Dr. Schaefer is a world-renowned scientist researching computational chemistry, using state-of-the-art computational hardware and theoretical methods to solve important problems in molecular quantum mechanics.

Schaefer is the author of one of the best selling books published by the University of Georgia, “Science and Christianity: Conflict or Coherence?” (2004). Using personal anecdotes and a healthy dose of humor, “Science and Christianity: Conflict or Coherence?” explores many of the current controversies between science and religion.

“It’s an honor to work with someone like Fritz Schaefer whom the academy is recognizing for his important scientific research and his leadership in science education,” said Dr. Stephen C. Meyer, director of Discovery Institute’s Center for Science & Culture.

About Henry F. Schaefer

Henry F. Schaefer III was born in Grand Rapids, Mich., in 1944. He received his B.S. degree in chemical physics from the Massachusetts Institute of Technology (1966) and Ph.D. degree in chemical physics from Stanford University (1969). For 18 years (1969-1987) he served as a professor of chemistry at the University of California, Berkeley. During the 1979-1980 academic year, he was also Wilfred T. Doherty Professor of Chemistry and inaugural director of the Institute for Theoretical Chemistry at the University of Texas, Austin.

Since 1987 Schaefer has been at UGA. His other academic appointments include Professeur d’Echange at the University of Paris (1977); Gastprofessur at the Eidgenossische Technische Hochshule (ETH), Zurich (1994, 1995, 1997, 2000, 2002, 2004); and David P. Craig Visiting Professor at the Australian National University (1999). He is the author of more than 1,000 scientific publications, the majority appearing in the Journal of Chemical Physics or the Journal of the American Chemical Society. During the comprehensive period of 1981-1997, Schaefer was the sixth most highly cited chemist in the world, out of a total of 628,000 chemists whose research was cited.

Schaefer has presented plenary lectures at more than 180 national or international scientific conferences. He has delivered endowed or named lectures or lecture series at more than 30 major universities, including the 1998 Kenneth S. Pitzer Memorial Lecture at Berkeley. He is the recipient of eleven honorary degrees.

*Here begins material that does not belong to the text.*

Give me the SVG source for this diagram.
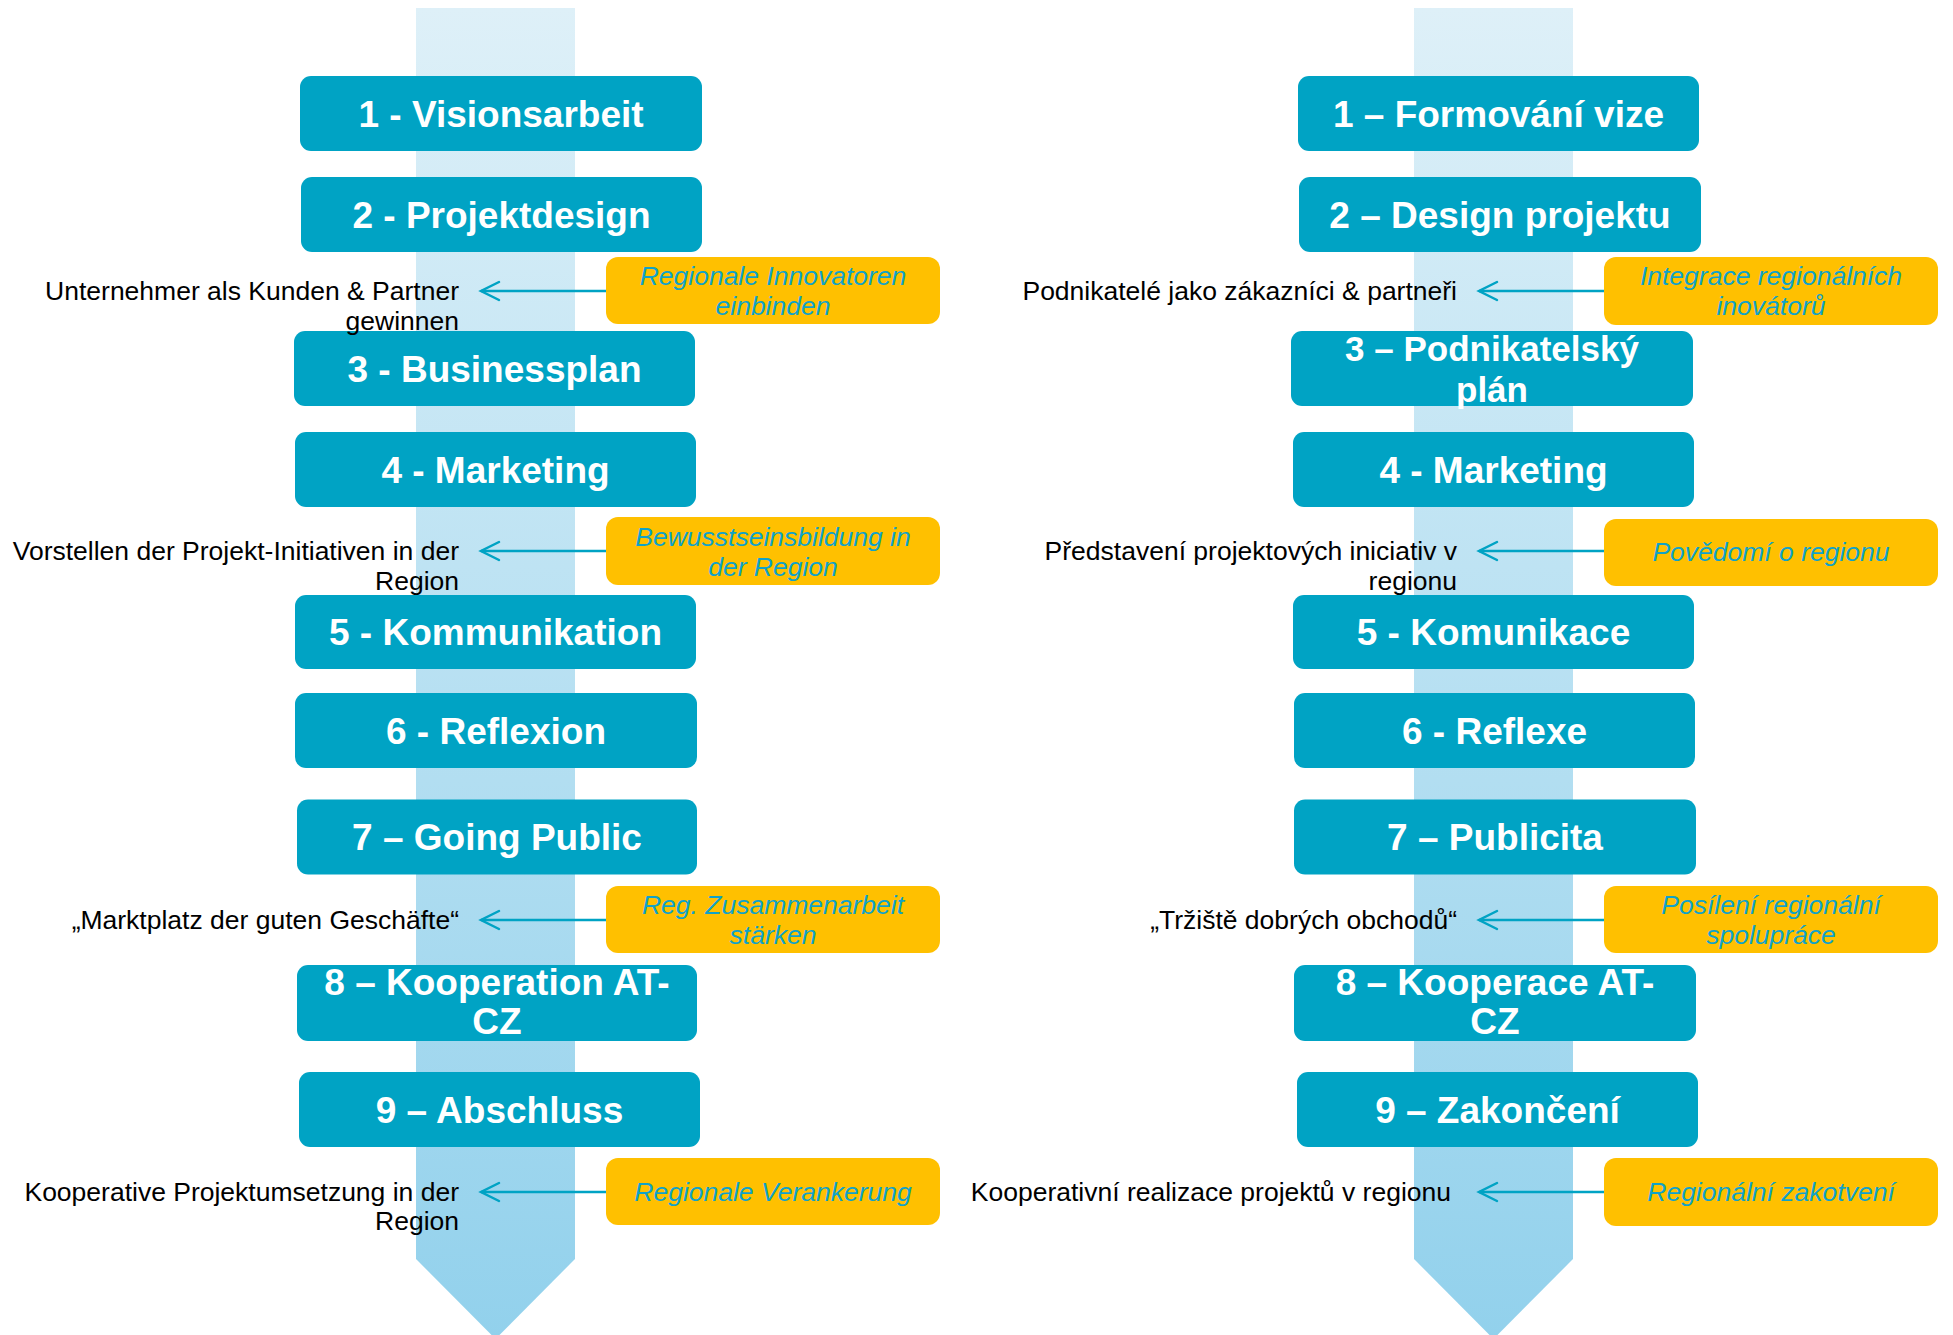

He is the editor-in-chief of the London-based journal Molecular Physics and president of the World Association of Theoretically Oriented Chemists. His service to the chemical community includes the chairmanship of the American Chemical Society’s Subdivision of Theoretical Chemistry (1982) and Division of Physical Chemistry (1992). His major awards include the American Chemical Society Award in Pure Chemistry (1979, “for the development of computational quantum chemistry into a reliable quantitative field of chemistry and for prolific exemplary calculations of broad chemical interest”); the American Chemical Society Leo Hendrik Baekeland Award (1983, “for his contributions to computational quantum chemistry and for outstanding applications of this technique to a wide range of chemical problems”); the Schroedinger Medal (1990); and the Centenary Medal of the Royal Society of Chemistry (London, 1992, as “the first theoretical chemist successfully to challenge the accepted conclusions of a distinguished experimental group for a polyatomic molecule, namely methylene”). In 2003 he received two major awards from the American Chemical Society: the Theoretical Chemistry Award and the Ira M. Remsen Award.

Discovery Institute

Discovery Institute promotes thoughtful analysis and effective action on local, regional, national and international issues. The Institute is home to an inter-disciplinary community of scholars and policy advocates dedicated to the reinvigoration of traditional Western principles and institutions and the worldview from which they issued.